With its core business in industrial services, Bilfinger said it would fully focus on this area in the future. It said the group would therefore become more transparent and much less complex, with shorter decision-making paths and greater efficiency.
In the industrial business segment, it said it generated an output volume of approximately €3.65 billion, with 31,000 employees around the world in its four divisions – industrial maintenance; insulation, scaffolding and painting; oil and gas; and engineering solutions.
The process of selling Bilfinger’s power division was initiated in mid-2015, and now the executive board has decided to pursue the sale of individual parts of the business, instead of focusing on the sale of the business as a whole. At the same time, individual areas will be further restructured and repositioned.
It said this meant that the conditions for the presentation of the power business segment as discontinued operations in the group’s figures were no longer met. Power will, therefore, once again be presented as continuing operations from the financial statements as of June 30, 2016.

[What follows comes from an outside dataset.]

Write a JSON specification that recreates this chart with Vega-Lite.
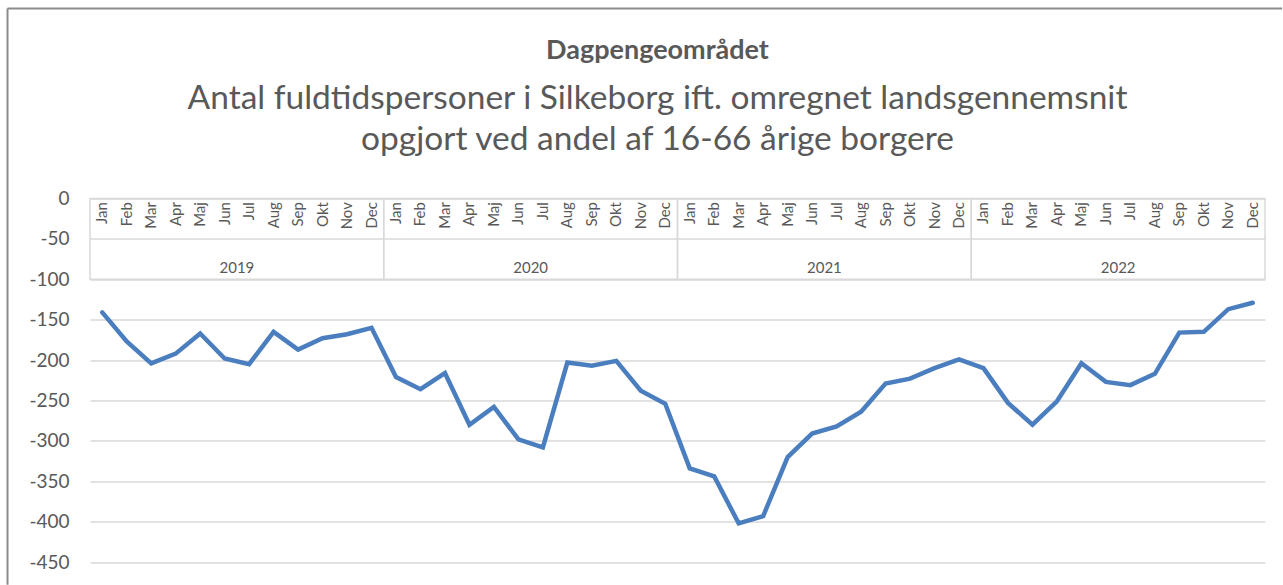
{
  "$schema": "https://vega.github.io/schema/vega-lite/v6.json",
  "width": 1175,
  "height": 363.6,
  "autosize": {"type": "none"},
  "padding": {"left": 90, "top": 198.5, "right": 18, "bottom": 23},
  "background": "white",
  "title": {
    "text": "Dagpengeområdet",
    "subtitle": ["Antal fuldtidspersoner i Silkeborg ift. omregnet landsgennemsnit", "opgjort ved andel af 16-66 årige borgere"],
    "anchor": "middle",
    "frame": "group",
    "dx": -20,
    "offset": -150,
    "font": "Lato",
    "fontSize": 27,
    "fontWeight": "bold",
    "color": "#595959",
    "subtitleFont": "Lato",
    "subtitleFontSize": 33.5,
    "subtitleColor": "#595959",
    "subtitleLineHeight": 41,
    "subtitlePadding": 18
  },
  "config": {
    "view": {"stroke": null},
    "font": "Lato",
    "axis": {"labelColor": "#595959", "labelFont": "Lato"}
  },
  "datasets": {
    "series": [
      {"year": 2019, "month": "Jan", "t": 0, "value": -141},
      {"year": 2019, "month": "Feb", "t": 1, "value": -177},
      {"year": 2019, "month": "Mar", "t": 2, "value": -204},
      {"year": 2019, "month": "Apr", "t": 3, "value": -192},
      {"year": 2019, "month": "Maj", "t": 4, "value": -167},
      {"year": 2019, "month": "Jun", "t": 5, "value": -198},
      {"year": 2019, "month": "Jul", "t": 6, "value": -205},
      {"year": 2019, "month": "Aug", "t": 7, "value": -165},
      {"year": 2019, "month": "Sep", "t": 8, "value": -187},
      {"year": 2019, "month": "Okt", "t": 9, "value": -173},
      {"year": 2019, "month": "Nov", "t": 10, "value": -168},
      {"year": 2019, "month": "Dec", "t": 11, "value": -160},
      {"year": 2020, "month": "Jan", "t": 12, "value": -221},
      {"year": 2020, "month": "Feb", "t": 13, "value": -236},
      {"year": 2020, "month": "Mar", "t": 14, "value": -216},
      {"year": 2020, "month": "Apr", "t": 15, "value": -280},
      {"year": 2020, "month": "Maj", "t": 16, "value": -258},
      {"year": 2020, "month": "Jun", "t": 17, "value": -298},
      {"year": 2020, "month": "Jul", "t": 18, "value": -308},
      {"year": 2020, "month": "Aug", "t": 19, "value": -203},
      {"year": 2020, "month": "Sep", "t": 20, "value": -207},
      {"year": 2020, "month": "Okt", "t": 21, "value": -201},
      {"year": 2020, "month": "Nov", "t": 22, "value": -238},
      {"year": 2020, "month": "Dec", "t": 23, "value": -254},
      {"year": 2021, "month": "Jan", "t": 24, "value": -334},
      {"year": 2021, "month": "Feb", "t": 25, "value": -344},
      {"year": 2021, "month": "Mar", "t": 26, "value": -402},
      {"year": 2021, "month": "Apr", "t": 27, "value": -393},
      {"year": 2021, "month": "Maj", "t": 28, "value": -320},
      {"year": 2021, "month": "Jun", "t": 29, "value": -291},
      {"year": 2021, "month": "Jul", "t": 30, "value": -282},
      {"year": 2021, "month": "Aug", "t": 31, "value": -264},
      {"year": 2021, "month": "Sep", "t": 32, "value": -229},
      {"year": 2021, "month": "Okt", "t": 33, "value": -223},
      {"year": 2021, "month": "Nov", "t": 34, "value": -210},
      {"year": 2021, "month": "Dec", "t": 35, "value": -199},
      {"year": 2022, "month": "Jan", "t": 36, "value": -210},
      {"year": 2022, "month": "Feb", "t": 37, "value": -253},
      {"year": 2022, "month": "Mar", "t": 38, "value": -280},
      {"year": 2022, "month": "Apr", "t": 39, "value": -251},
      {"year": 2022, "month": "Maj", "t": 40, "value": -204},
      {"year": 2022, "month": "Jun", "t": 41, "value": -227},
      {"year": 2022, "month": "Jul", "t": 42, "value": -231},
      {"year": 2022, "month": "Aug", "t": 43, "value": -217},
      {"year": 2022, "month": "Sep", "t": 44, "value": -166},
      {"year": 2022, "month": "Okt", "t": 45, "value": -165},
      {"year": 2022, "month": "Nov", "t": 46, "value": -137},
      {"year": 2022, "month": "Dec", "t": 47, "value": -129}
    ],
    "years": [
      {"year": 2019, "first": 0, "last": 11},
      {"year": 2020, "first": 12, "last": 23},
      {"year": 2021, "first": 24, "last": 35},
      {"year": 2022, "first": 36, "last": 47}
    ]
  },
  "layer": [
    {
      "data": {"name": "series"},
      "mark": {"type": "line", "color": "#4a7ebf", "strokeWidth": 4.5, "strokeJoin": "miter", "strokeCap": "round"},
      "encoding": {
        "x": {
          "field": "t",
          "type": "quantitative",
          "scale": {"domain": [-0.5, 47.5], "nice": false, "zero": false},
          "axis": null
        },
        "y": {
          "field": "value",
          "type": "quantitative",
          "scale": {"domain": [-450, 0], "nice": false},
          "axis": {
            "title": null,
            "values": [0, -50, -100, -150, -200, -250, -300, -350, -400, -450],
            "labelExpr": "'' + datum.value",
            "labelFontSize": 19,
            "labelPadding": 21,
            "domain": false,
            "ticks": false,
            "grid": true,
            "gridColor": "#d9d9d9",
            "gridWidth": 1.5
          }
        }
      }
    },
    {
      "data": {"values": [{"frame": "left border"}]},
      "mark": {"type": "rule", "stroke": "#8c8c8c", "strokeWidth": 2, "clip": false},
      "encoding": {
        "x": {"datum": -3.87, "type": "quantitative"},
        "y": {"datum": 235.1, "type": "quantitative"},
        "y2": {"datum": -478}
      }
    },
    {
      "data": {"values": [{"frame": "top border"}]},
      "mark": {"type": "rule", "stroke": "#8c8c8c", "strokeWidth": 2, "clip": false},
      "encoding": {
        "x": {"datum": -3.87, "type": "quantitative"},
        "x2": {"datum": 48.2},
        "y": {"datum": 235.1, "type": "quantitative"}
      }
    },
    {
      "data": {"name": "series"},
      "mark": {"type": "text", "fontSize": 15, "color": "#595959", "angle": 270, "align": "right", "baseline": "middle"},
      "encoding": {
        "x": {"field": "t", "type": "quantitative"},
        "y": {"datum": -4.5, "type": "quantitative"},
        "text": {"field": "month", "type": "nominal"}
      }
    },
    {
      "data": {"name": "years"},
      "transform": [
        {"calculate": "datum.first - 0.5", "as": "start"},
        {"calculate": "datum.last + 0.5", "as": "end"}
      ],
      "mark": {"type": "rect", "fill": null, "stroke": "#d9d9d9", "strokeWidth": 1.5},
      "encoding": {
        "x": {"field": "start", "type": "quantitative"},
        "x2": {"field": "end"},
        "y": {"datum": 0, "type": "quantitative"},
        "y2": {"datum": -100}
      }
    },
    {
      "data": {"name": "years"},
      "transform": [
        {"calculate": "(datum.first + datum.last) / 2", "as": "mid"}
      ],
      "mark": {"type": "text", "fontSize": 15, "color": "#595959", "baseline": "middle", "align": "center"},
      "encoding": {
        "x": {"field": "mid", "type": "quantitative"},
        "y": {"datum": -86, "type": "quantitative"},
        "text": {"field": "year", "type": "nominal"}
      }
    }
  ]
}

Bilfinger said that as a result of the purchase agreement, the building and facility business segment would be presented as discontinued operations in the financial statements for the period ending June 30, 2016. For this reason and in the course of the re-allocation of power, the previous year’s figures will be adjusted accordingly.
In the industrial business segment, as a result of weakness in demand in the oil and gas market and expiring projects, Bilfinger said it expected a significant decrease in output volume in 2016.
With regard to adjusted EBITA (earnings before interest, taxes and amortization), the company expects a higher margin and a figure at the level of the previous year or slightly higher thanks to positive effects from programmes for efficiency enhancement and process optimisation.
In the 2016 financial year, Bilfinger said it expected a significant decrease in output volume at group level and, as a result of the re-allocation, a significant improvement in adjusted EBITA as compared to the previous year’s figure of -€25 million.